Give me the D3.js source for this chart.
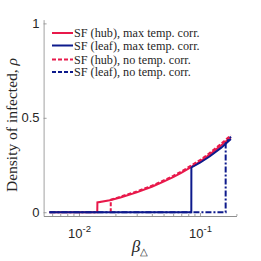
<!DOCTYPE html>
<html>
<head>
<meta charset="utf-8">
<script src="https://cdn.jsdelivr.net/npm/d3@7"></script>
<style>
  body { margin: 0; background: #fff; }
  svg { display: block; }
</style>
</head>
<body>
<div class="chart"></div>
<script>
// values
var legendLabels = [
  "SF (hub), max temp. corr.",
  "SF (leaf), max temp. corr.",
  "SF (hub), no temp. corr.",
  "SF (leaf), no temp. corr."
];

var hubMaxBeta = [0.0057, 0.01416, 0.0142, 0.018, 0.022, 0.03, 0.04, 0.05, 0.06, 0.07, 0.085, 0.1, 0.12, 0.15, 0.18];
var hubMaxRho  = [0, 0, 0.052, 0.063, 0.078, 0.105, 0.135, 0.162, 0.186, 0.208, 0.240, 0.268, 0.305, 0.355, 0.397];

var leafMaxBeta = [0.0057, 0.0848, 0.0849, 0.1, 0.12, 0.15, 0.18];
var leafMaxRho  = [0, 0, 0.238, 0.262, 0.295, 0.342, 0.388];

var hubNoBeta = [0.0183, 0.01831, 0.022, 0.03, 0.04, 0.05, 0.06, 0.07, 0.085, 0.1, 0.12, 0.15, 0.18];
var hubNoRho  = [0, 0.066, 0.082, 0.110, 0.140, 0.168, 0.192, 0.215, 0.248, 0.276, 0.313, 0.363, 0.408];

var leafNoBeta = [0.0057, 0.163, 0.1631, 0.18];
var leafNoRho  = [0, 0, 0.365, 0.400];

var yTicks = [0, 0.5, 1];
var xMajorTicks = [0.01, 0.1];
var xMajorExp = ["-2", "-1"];
var xMinorTicks = [0.006, 0.007, 0.008, 0.009, 0.02, 0.03, 0.04, 0.05, 0.06, 0.07, 0.08, 0.09, 0.2];

var red = "#e8194b";
var blue = "#0d1a8c";

var series = [
  { beta: hubMaxBeta, rho: hubMaxRho, color: red, dash: null },
  { beta: leafMaxBeta, rho: leafMaxRho, color: blue, dash: null },
  { beta: hubNoBeta, rho: hubNoRho, color: red, dash: "4,2" },
  { beta: leafNoBeta, rho: leafNoRho, color: blue, dash: "6,2,2,2" }
];

var svgWidth = 261, svgHeight = 261;

var svg = d3.select(".chart").append("svg")
  .attr("width", svgWidth)
  .attr("height", svgHeight);

var x = d3.scaleLog().domain([0.0051, 0.2]).range([43.6, 236.4]);
var y = d3.scaleLinear().domain([-0.02, 1.02]).range([216, 19.6]);

var axisColor = "#8a8a8a";
var labelColor = "#262626";
var sans = "'Liberation Sans', Arial, sans-serif";
var serif = "'Liberation Serif', 'Times New Roman', serif";

// y axis
var yAxis = svg.append("g")
  .attr("transform", "translate(" + x.range()[0] + ",0)")
  .call(d3.axisLeft(y).tickValues(yTicks).tickFormat(d3.format("")).tickSizeInner(-3).tickSizeOuter(0).tickPadding(4));

// x axis, minor ticks first
svg.append("g")
  .attr("transform", "translate(0," + y.range()[0] + ")")
  .call(d3.axisBottom(x).tickValues(xMinorTicks).tickFormat("").tickSizeInner(-2).tickSizeOuter(0));

var xAxis = svg.append("g")
  .attr("transform", "translate(0," + y.range()[0] + ")")
  .call(d3.axisBottom(x).tickValues(xMajorTicks).tickSizeInner(-3).tickSizeOuter(0));

svg.selectAll(".domain, .tick line").attr("stroke", axisColor).attr("stroke-width", 0.8);

yAxis.selectAll("text")
  .attr("fill", labelColor)
  .style("font-family", sans)
  .style("font-size", "13px");

xAxis.selectAll("text").each(function(d, i) {
  var t = d3.select(this).text("")
    .attr("y", 22)
    .attr("dy", null)
    .attr("fill", labelColor)
    .attr("text-anchor", "middle")
    .style("font-family", sans)
    .style("font-size", "13px");
  t.append("tspan").text("10");
  t.append("tspan").attr("dy", -6).style("font-size", "9.5px").text(xMajorExp[i]);
});

// lines
var line = d3.line()
  .x(d => x(d[0]))
  .y(d => y(d[1]));

series.forEach(function(s) {
  var pts = s.beta.map((b, i) => [b, s.rho[i]]);
  svg.append("path")
    .datum(pts)
    .attr("fill", "none")
    .attr("stroke", s.color)
    .attr("stroke-width", 2)
    .attr("stroke-dasharray", s.dash)
    .attr("d", line);
});

// legend
var legendY = [33, 45.5, 59.5, 72];
var legend = svg.append("g");
legendLabels.forEach(function(lbl, i) {
  var s = series[i];
  legend.append("line")
    .attr("x1", 52).attr("x2", 73)
    .attr("y1", legendY[i]).attr("y2", legendY[i])
    .attr("stroke", s.color)
    .attr("stroke-width", 2)
    .attr("stroke-dasharray", s.dash ? "4,2" : null);
  legend.append("text")
    .attr("x", 74)
    .attr("y", legendY[i] + 4)
    .attr("fill", labelColor)
    .style("font-family", serif)
    .style("font-size", "12.2px")
    .text(lbl);
});

// axis titles
var yt = svg.append("text")
  .attr("transform", "translate(17,125) rotate(-90)")
  .attr("text-anchor", "middle")
  .attr("fill", labelColor)
  .style("font-family", serif)
  .style("font-size", "15.5px");
yt.append("tspan").text("Density of infected, ");
yt.append("tspan").style("font-style", "italic").text("ρ");

var xt = svg.append("text")
  .attr("x", 140)
  .attr("y", 252)
  .attr("text-anchor", "middle")
  .attr("fill", labelColor)
  .style("font-family", serif)
  .style("font-size", "17px");
xt.append("tspan").style("font-style", "italic").text("β");
xt.append("tspan").attr("dy", 3).style("font-size", "10px").text("△");
</script>
</body>
</html>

____

Omit every picture, then reproduce the rest of the listing exactly.

**EXERCISE OUTPUT:**
Give me the D3.js source for this chart.
<!DOCTYPE html>
<html>
<head>
<meta charset="utf-8">
<script src="https://cdn.jsdelivr.net/npm/d3@7"></script>
<style>
  body { margin: 0; background: #fff; }
  svg { display: block; }
</style>
</head>
<body>
<div class="chart"></div>
<script>
// values
var legendLabels = [
  "SF (hub), max temp. corr.",
  "SF (leaf), max temp. corr.",
  "SF (hub), no temp. corr.",
  "SF (leaf), no temp. corr."
];

var hubMaxBeta = [0.0057, 0.01416, 0.0142, 0.018, 0.022, 0.03, 0.04, 0.05, 0.06, 0.07, 0.085, 0.1, 0.12, 0.15, 0.18];
var hubMaxRho  = [0, 0, 0.052, 0.063, 0.078, 0.105, 0.135, 0.162, 0.186, 0.208, 0.240, 0.268, 0.305, 0.355, 0.397];

var leafMaxBeta = [0.0057, 0.0848, 0.0849, 0.1, 0.12, 0.15, 0.18];
var leafMaxRho  = [0, 0, 0.238, 0.262, 0.295, 0.342, 0.388];

var hubNoBeta = [0.0183, 0.01831, 0.022, 0.03, 0.04, 0.05, 0.06, 0.07, 0.085, 0.1, 0.12, 0.15, 0.18];
var hubNoRho  = [0, 0.066, 0.082, 0.110, 0.140, 0.168, 0.192, 0.215, 0.248, 0.276, 0.313, 0.363, 0.408];

var leafNoBeta = [0.0057, 0.163, 0.1631, 0.18];
var leafNoRho  = [0, 0, 0.365, 0.400];

var yTicks = [0, 0.5, 1];
var xMajorTicks = [0.01, 0.1];
var xMajorExp = ["-2", "-1"];
var xMinorTicks = [0.006, 0.007, 0.008, 0.009, 0.02, 0.03, 0.04, 0.05, 0.06, 0.07, 0.08, 0.09, 0.2];

var red = "#e8194b";
var blue = "#0d1a8c";

var series = [
  { beta: hubMaxBeta, rho: hubMaxRho, color: red, dash: null },
  { beta: leafMaxBeta, rho: leafMaxRho, color: blue, dash: null },
  { beta: hubNoBeta, rho: hubNoRho, color: red, dash: "4,2" },
  { beta: leafNoBeta, rho: leafNoRho, color: blue, dash: "6,2,2,2" }
];

var svgWidth = 261, svgHeight = 261;

var svg = d3.select(".chart").append("svg")
  .attr("width", svgWidth)
  .attr("height", svgHeight);

var x = d3.scaleLog().domain([0.0051, 0.2]).range([43.6, 236.4]);
var y = d3.scaleLinear().domain([-0.02, 1.02]).range([216, 19.6]);

var axisColor = "#8a8a8a";
var labelColor = "#262626";
var sans = "'Liberation Sans', Arial, sans-serif";
var serif = "'Liberation Serif', 'Times New Roman', serif";

// y axis
var yAxis = svg.append("g")
  .attr("transform", "translate(" + x.range()[0] + ",0)")
  .call(d3.axisLeft(y).tickValues(yTicks).tickFormat(d3.format("")).tickSizeInner(-3).tickSizeOuter(0).tickPadding(4));

// x axis, minor ticks first
svg.append("g")
  .attr("transform", "translate(0," + y.range()[0] + ")")
  .call(d3.axisBottom(x).tickValues(xMinorTicks).tickFormat("").tickSizeInner(-2).tickSizeOuter(0));

var xAxis = svg.append("g")
  .attr("transform", "translate(0," + y.range()[0] + ")")
  .call(d3.axisBottom(x).tickValues(xMajorTicks).tickSizeInner(-3).tickSizeOuter(0));

svg.selectAll(".domain, .tick line").attr("stroke", axisColor).attr("stroke-width", 0.8);

yAxis.selectAll("text")
  .attr("fill", labelColor)
  .style("font-family", sans)
  .style("font-size", "13px");

xAxis.selectAll("text").each(function(d, i) {
  var t = d3.select(this).text("")
    .attr("y", 22)
    .attr("dy", null)
    .attr("fill", labelColor)
    .attr("text-anchor", "middle")
    .style("font-family", sans)
    .style("font-size", "13px");
  t.append("tspan").text("10");
  t.append("tspan").attr("dy", -6).style("font-size", "9.5px").text(xMajorExp[i]);
});

// lines
var line = d3.line()
  .x(d => x(d[0]))
  .y(d => y(d[1]));

series.forEach(function(s) {
  var pts = s.beta.map((b, i) => [b, s.rho[i]]);
  svg.append("path")
    .datum(pts)
    .attr("fill", "none")
    .attr("stroke", s.color)
    .attr("stroke-width", 2)
    .attr("stroke-dasharray", s.dash)
    .attr("d", line);
});

// legend
var legendY = [33, 45.5, 59.5, 72];
var legend = svg.append("g");
legendLabels.forEach(function(lbl, i) {
  var s = series[i];
  legend.append("line")
    .attr("x1", 52).attr("x2", 73)
    .attr("y1", legendY[i]).attr("y2", legendY[i])
    .attr("stroke", s.color)
    .attr("stroke-width", 2)
    .attr("stroke-dasharray", s.dash ? "4,2" : null);
  legend.append("text")
    .attr("x", 74)
    .attr("y", legendY[i] + 4)
    .attr("fill", labelColor)
    .style("font-family", serif)
    .style("font-size", "12.2px")
    .text(lbl);
});

// axis titles
var yt = svg.append("text")
  .attr("transform", "translate(17,125) rotate(-90)")
  .attr("text-anchor", "middle")
  .attr("fill", labelColor)
  .style("font-family", serif)
  .style("font-size", "15.5px");
yt.append("tspan").text("Density of infected, ");
yt.append("tspan").style("font-style", "italic").text("ρ");

var xt = svg.append("text")
  .attr("x", 140)
  .attr("y", 252)
  .attr("text-anchor", "middle")
  .attr("fill", labelColor)
  .style("font-family", serif)
  .style("font-size", "17px");
xt.append("tspan").style("font-style", "italic").text("β");
xt.append("tspan").attr("dy", 3).style("font-size", "10px").text("△");
</script>
</body>
</html>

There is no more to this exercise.